Photo: Brown Harris Stevens
Visitors who came by to hear such Marlowe-ian observations included Iraq’s de facto head of state and a former president of Georgia. Her parties made “Page Six” (Spotted: “Edward Jay Epstein flirting with Hudson Institute fellow Ann Marlowe at her West Village townhouse.”) Guests could stay in the extra room upstairs, and cat sitters got to know the kitchen when Marlowe was on assignment.
Jill Jordan, who is now listing the house, said she was shocked to recognize the interior when she first showed up to pitch Marlowe. There had been a night, 20 years ago, when a friend of Marlowe’s house sitter took her by and she had been impressed by the stew cooking on the huge stove, the glamorous people lounging around. “When you have a place like this for a while,” Marlowe said, “people will say, ‘So-and-so is in town, let’s take them over to the party at 36 Leroy.’ It gives you that possibility of playing a more interesting role.”
The architect Peter Townsend replaced old windows with a brighter, more minimal window that use two layers of glass to keep out street noise. Charles Joseph, the owner who hired Townsend, had a solid wooden door built by a carpenter from Jamaica. “Boy, was he good. The construction on it was just magnificent.”
Photo: Brown Harris Stevens
The front door opens into a living area with an original fireplace that looks almost conventional.
Photo: Brown Harris Stevens
But the back of the living area gives way to a railing, a gangway, and stairs down to a dining area. Townsend removed the back of the parlor-level floor to create a double-height room lit by a wall of glass.
Photo: Brown Harris Stevens
The view down into the dining area. Ann Marlowe, who bought the house in 1999, filled it with what she collected on her travels, like these hanging lamps from Canada, which must have passed a test she used for what she brought into the house — was it beautiful or was it interesting? “Everything she has fits into one of those categories, but usually both,” said Jordan, her broker.
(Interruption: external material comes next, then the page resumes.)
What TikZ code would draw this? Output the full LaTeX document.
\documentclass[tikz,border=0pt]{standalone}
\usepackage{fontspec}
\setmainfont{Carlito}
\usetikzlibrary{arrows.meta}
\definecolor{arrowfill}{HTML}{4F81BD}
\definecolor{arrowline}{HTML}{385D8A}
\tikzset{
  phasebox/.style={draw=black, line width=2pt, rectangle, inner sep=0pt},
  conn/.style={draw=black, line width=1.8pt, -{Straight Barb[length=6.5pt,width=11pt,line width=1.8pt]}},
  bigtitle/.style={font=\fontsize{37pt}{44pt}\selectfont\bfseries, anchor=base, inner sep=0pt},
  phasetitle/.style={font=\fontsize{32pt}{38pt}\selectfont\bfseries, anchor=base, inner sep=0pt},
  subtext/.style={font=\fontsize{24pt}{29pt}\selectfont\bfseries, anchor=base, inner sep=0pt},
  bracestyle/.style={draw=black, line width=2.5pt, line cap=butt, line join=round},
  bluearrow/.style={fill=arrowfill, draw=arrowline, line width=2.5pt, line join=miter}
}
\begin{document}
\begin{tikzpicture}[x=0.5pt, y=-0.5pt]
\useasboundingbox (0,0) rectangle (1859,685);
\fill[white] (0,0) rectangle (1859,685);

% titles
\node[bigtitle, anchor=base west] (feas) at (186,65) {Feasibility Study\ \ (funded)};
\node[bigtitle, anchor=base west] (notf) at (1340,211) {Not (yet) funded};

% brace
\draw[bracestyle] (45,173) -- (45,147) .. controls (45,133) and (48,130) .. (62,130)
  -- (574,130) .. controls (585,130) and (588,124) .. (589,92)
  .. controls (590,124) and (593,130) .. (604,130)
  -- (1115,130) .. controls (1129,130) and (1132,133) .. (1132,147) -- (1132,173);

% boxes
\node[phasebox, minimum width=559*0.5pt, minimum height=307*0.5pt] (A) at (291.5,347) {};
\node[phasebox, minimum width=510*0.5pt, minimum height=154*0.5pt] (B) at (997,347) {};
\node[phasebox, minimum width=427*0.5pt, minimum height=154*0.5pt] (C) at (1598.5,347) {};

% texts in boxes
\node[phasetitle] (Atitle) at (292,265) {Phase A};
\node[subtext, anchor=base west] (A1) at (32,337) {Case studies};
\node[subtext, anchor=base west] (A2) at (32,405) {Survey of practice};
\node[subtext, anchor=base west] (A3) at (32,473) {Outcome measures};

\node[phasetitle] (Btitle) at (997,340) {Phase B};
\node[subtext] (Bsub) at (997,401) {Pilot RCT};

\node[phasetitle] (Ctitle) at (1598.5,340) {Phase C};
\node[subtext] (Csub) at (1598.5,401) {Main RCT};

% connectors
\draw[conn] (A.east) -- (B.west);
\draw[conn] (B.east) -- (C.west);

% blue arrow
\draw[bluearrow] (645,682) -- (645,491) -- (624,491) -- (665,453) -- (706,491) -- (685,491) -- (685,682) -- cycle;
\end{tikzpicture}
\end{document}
Photo: Brown Harris Stevens
The kitchen sits below the lofted living area and is open to the dining room, where Marlowe would work on her freelance writing and run her recruiting business.
Photo: Brown Harris Stevens
Marlowe entertained friends she met on her travels, including fellow correspondents and former leaders of Iraq and Georgia.
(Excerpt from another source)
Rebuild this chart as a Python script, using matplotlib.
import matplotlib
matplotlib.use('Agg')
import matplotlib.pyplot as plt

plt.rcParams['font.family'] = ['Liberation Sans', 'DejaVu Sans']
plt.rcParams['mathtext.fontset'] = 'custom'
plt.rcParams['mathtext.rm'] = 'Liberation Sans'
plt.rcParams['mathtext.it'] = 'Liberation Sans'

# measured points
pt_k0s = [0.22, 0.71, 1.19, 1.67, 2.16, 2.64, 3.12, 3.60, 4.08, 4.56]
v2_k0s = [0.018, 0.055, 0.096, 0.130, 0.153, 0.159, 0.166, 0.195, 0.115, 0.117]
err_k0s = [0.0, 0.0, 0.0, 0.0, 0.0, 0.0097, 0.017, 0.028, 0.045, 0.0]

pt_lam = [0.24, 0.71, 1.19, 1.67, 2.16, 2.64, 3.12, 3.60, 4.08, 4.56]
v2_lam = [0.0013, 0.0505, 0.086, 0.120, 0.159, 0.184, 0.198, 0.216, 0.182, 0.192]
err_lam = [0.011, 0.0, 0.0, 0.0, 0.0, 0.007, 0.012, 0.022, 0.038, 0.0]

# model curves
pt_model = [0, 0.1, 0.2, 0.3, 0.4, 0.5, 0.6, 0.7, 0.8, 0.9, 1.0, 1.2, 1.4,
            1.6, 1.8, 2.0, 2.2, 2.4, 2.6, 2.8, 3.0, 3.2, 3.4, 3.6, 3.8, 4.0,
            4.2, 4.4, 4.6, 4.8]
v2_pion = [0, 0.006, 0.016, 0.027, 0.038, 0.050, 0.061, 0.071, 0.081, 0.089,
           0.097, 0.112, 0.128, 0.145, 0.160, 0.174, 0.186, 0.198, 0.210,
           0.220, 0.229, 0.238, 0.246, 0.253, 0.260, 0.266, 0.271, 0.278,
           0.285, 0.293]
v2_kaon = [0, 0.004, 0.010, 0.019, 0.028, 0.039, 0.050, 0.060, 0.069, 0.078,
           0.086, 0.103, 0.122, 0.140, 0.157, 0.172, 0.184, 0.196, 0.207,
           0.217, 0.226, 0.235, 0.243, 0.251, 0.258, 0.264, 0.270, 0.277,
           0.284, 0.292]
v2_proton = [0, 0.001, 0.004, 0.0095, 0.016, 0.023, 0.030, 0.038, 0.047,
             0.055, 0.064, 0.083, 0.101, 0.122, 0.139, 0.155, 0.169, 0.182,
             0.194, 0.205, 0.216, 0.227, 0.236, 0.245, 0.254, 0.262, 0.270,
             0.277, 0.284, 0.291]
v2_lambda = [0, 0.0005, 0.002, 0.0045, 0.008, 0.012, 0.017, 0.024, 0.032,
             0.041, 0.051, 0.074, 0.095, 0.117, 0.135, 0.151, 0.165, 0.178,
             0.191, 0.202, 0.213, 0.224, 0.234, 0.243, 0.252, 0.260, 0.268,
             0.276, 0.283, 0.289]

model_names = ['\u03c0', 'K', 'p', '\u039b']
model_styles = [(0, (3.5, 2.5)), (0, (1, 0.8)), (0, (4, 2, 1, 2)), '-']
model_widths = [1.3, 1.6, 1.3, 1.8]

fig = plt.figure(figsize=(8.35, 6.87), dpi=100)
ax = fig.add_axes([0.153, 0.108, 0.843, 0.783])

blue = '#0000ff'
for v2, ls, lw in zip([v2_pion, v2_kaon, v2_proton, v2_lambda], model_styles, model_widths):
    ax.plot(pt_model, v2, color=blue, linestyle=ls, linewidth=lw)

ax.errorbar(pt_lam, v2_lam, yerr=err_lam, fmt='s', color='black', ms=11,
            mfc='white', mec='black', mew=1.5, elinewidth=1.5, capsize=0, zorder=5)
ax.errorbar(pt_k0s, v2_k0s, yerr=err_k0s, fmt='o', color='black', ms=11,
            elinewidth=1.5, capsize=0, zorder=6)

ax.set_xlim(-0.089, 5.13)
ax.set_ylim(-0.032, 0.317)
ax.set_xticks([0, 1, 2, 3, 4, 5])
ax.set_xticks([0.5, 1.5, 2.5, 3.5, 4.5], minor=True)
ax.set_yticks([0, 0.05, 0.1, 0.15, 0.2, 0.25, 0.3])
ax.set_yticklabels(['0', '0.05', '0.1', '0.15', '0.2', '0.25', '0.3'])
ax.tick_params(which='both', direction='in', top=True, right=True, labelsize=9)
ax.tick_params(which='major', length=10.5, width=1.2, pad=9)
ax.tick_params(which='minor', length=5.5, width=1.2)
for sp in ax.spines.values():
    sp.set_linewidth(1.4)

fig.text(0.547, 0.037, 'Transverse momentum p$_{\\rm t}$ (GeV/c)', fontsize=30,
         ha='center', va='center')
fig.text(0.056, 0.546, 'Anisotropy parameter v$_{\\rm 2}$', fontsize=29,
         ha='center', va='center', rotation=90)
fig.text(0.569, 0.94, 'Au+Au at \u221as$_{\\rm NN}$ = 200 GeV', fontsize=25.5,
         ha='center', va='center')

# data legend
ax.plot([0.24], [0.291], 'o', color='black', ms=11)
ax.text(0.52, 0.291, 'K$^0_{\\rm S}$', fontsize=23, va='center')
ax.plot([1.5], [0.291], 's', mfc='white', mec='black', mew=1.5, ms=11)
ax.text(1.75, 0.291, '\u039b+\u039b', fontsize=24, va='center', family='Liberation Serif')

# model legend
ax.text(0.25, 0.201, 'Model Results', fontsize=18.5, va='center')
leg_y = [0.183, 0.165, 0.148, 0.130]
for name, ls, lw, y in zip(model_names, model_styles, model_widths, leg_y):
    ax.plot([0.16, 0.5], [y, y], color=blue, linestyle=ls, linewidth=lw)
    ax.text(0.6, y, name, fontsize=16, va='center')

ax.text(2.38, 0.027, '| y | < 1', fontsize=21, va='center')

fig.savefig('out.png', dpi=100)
Photo: Brown Harris Stevens
Marlowe cultivated an herb garden that at one point was “approaching self-sufficiency in cilantro, mint and basil,” as she wrote in a 2006 column for the New York Observer.
Photo: Brown Harris Stevens
Stairs off the living area lead up to the primary bedroom, which has a fireplace and an en suite half-bathroom (not visible). A spiral staircase connects the room to the floors above.
Photo: Brown Harris Stevens
Pictures of the places where Marlowe worked as a correspondent stand out from the cobalt walls. She was particular about paint and would sometimes examine “the paint jobs in rich people’s houses to see if they’re as good as the ones I’ve had done in mine,” she wrote in a column. (Answer: “Not usually!”)
Photo: Brown Harris Stevens
A shower on the other side of the sink uses the same Italian tile.
Photo: Brown Harris Stevens
Looking over the library, a guest bedroom takes up the rest of the top floor and is lit with two skylights and a casement window over the garden. “The light in the house is wonderful,” says Jordan, the broker. “It’s so open.”